The following panel discussion on San Diego and Stockholm with Andreas Hatzigeorgiou, Chief Economist at Stockholm Chamber of Commerce and Mark Cafferty, President and CEO at San Diego Regional Economic Development Corporation, focused on How cities promote trade and internationalization.
Mark Cafferty told the audience about the San Diego investment and internationalization strategy that has contributed to the city becoming one of few life science capitals of the world.
-We are also large in defense technology and have a vibrant tech sector due to decisions from the city that we benefited from, Cafferty said. As a region we have seen increases in trade, foreign business, trade and tourism resulting from the internationalization strategy.

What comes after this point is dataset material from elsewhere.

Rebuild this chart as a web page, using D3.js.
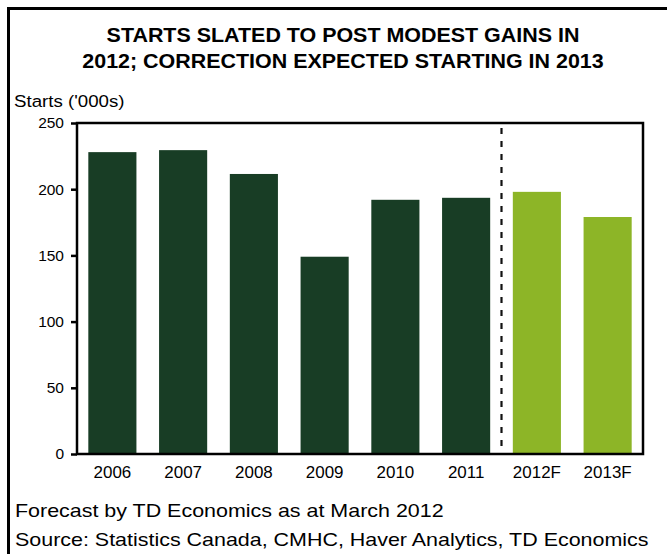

Andreas Hatzigeorgiou, said that Swedish SME’s account for only 26 percent of the exports. Therefore he realized that something had to be done for Stockholm to be internationally competitive. Thus, the internationalization strategy Maria Rankka mentioned contains strategies regarding talent attraction, foreign investment, service exports and infrastructure, Hatzigeorgiou said.
-The track record the latest 15 years, including the Doha Development Round, shows that old tools for facilitating trade doesn’t work. We need a new approach to opening up markets.
Johan Eklund, Managing Director at Swedish Entrepreneurship Forum and Professor at Jönköping International Business School, introduced the next topic: Entrepreneurial Dynamics and the role of business regulations in a Global perspective.
He began by highlighting that the conditions of entrepreneurship have improved significantly in Sweden during the last 10 years. Sweden has seen almost Chinese growth figures, however there are a few challenges. There is a big gap compared to the US in entrepreneurial activity and the internationalization orientation has also decreased. All in all Sweden is doing well but could be doing better.
From the Global Entrepreneurship Monitor survey Johan Eklund draw the conclusions that the national regulatory and institutional frameworks matters a lot for entrepreneurial activities: taxes, labor market and housing regulations and the overall level of bureaucracy.
-The key message is that the cost of doing business have a significant negative effect on entrepreneurship and the whole entrepreneurial life cycle, Eklund said.
-We compare country performance for several indicators and we have, during the 14 years we have conducted the study, seen a process of convergence in the ease of doing business. Better practices has spread and that is good. We want entrepreneurs in Africa facing the same regulations as entrepreneurs in Stockholm.
Sameeksha Desai, Associate Professor at the School of Public and Environmental Affairs at Indiana University, commented on entrepreneurial characteristics such as attitudes towards failure and risk-taking from a US perspective. Indianapolis for example ranks 6th in number of high growth American companies even though it has a relatively small population.
-We assume regional pockets of failure and success. In Indianapolis, failure is perceived differently. Even within the US there are geographic differences directly related to talent attraction.
-That is visible in our studies too, Augusto Lopez-Claros added. Mexico has the best indicators of South America, we do six sub-national studies and are able to see high-minded competition between the Mexican states including improvement over time.
In sum up, the key drivers for reform is having access to the data itself. Then you get incentives for improving your performance. Countries care a lot about how they score and how their distance to their frontier is viewed, Lopes Claros said.
Johan Eklund concluded that rankings such as GEM helps policymakers to make priorities for better and evidence based choices.